Enquanto acompanhamos as tentativas de Bea e Marvin (que nunca saiu dos EUA para procurar o filho) para primeiro localizar o rapaz e depois trazê-lo de volta para casa, vamos conhecendo não apenas a própria Bea, também Leo, seu ex-marido e cada um dos demais personagens mencionados. E ficamos sabendo em detalhes porque Julian não quer voltar para casa, porque ele se crê um artista, um pensador, na efervescente capital francesa, onde é sempre uma festa, como queria Hemingway, e não ter uma profissão definida por Marvin, seu rico, egoísta e influente pai. Mas, segundo a própria Bea, que vivia ironizando as pessoas e as situações, o sobrinho queria viver como Hemingway, Gertrude Stein e outros americanos viveram em Paris dos anos 1920. Então, Bea pensa:
“Eles [gente como Julian, metido a artista] se reuniam nos cafés para fofocar, falar mal dos outros, saborear as velhas histórias da geração perdida e desdenhar do que tinham deixado para trás. Trocavam entre si amantes de ambos os sexos, brincavam de existencialistas, fundavam jornais de vanguarda em que publicavam os textos uns dos outros, vangloriavam-se de ter visto Sartre no Les Deux Magots e tinham uma plena, orgulhosa e implacável consciência de sua própria juventude.

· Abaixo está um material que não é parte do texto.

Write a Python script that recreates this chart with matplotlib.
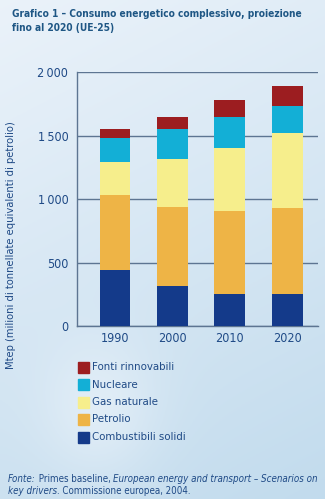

Diferentemente da leva anterior de expatriados, que haviam crescido e voltado para casa, estes pretendiam continuar jovens para sempre em Paris.” Assim era Julian, que não queria voltar para a Califórnia, para a América, que depois da Segunda Guerra Mundial ia se tornando cada vez mais importante do que a França no cenário mundial.
Será que a “embaixadora” Bea, depois auxiliada pela sobrinha Iris, ambas conseguiram ao final, trazer Julian de volta para a América, como queria Marvin? E se Iris, imitando o irmão agora resolvesse ficar ela mesma na França, para desespero maior ainda do pai? E se Julian voltasse, o pai aceitaria Lili como nora? E no meio disso tudo, um grave incidente com Margareth, a mulher de Marvin, complica um pouco mais as coisas. Quer dizer, Corpos Estranhos tem muita coisa para fazer o leitor ficar grudado no romance, acompanhando os movimentos dessas mentes e corpos estranhos, competentemente manipulados por Cynthia Ozick. O livro é bastante interessante e de leitura agradável, mas parece estar longe de se tornar uma obra-prima como os críticos consideram o livro de Henry James.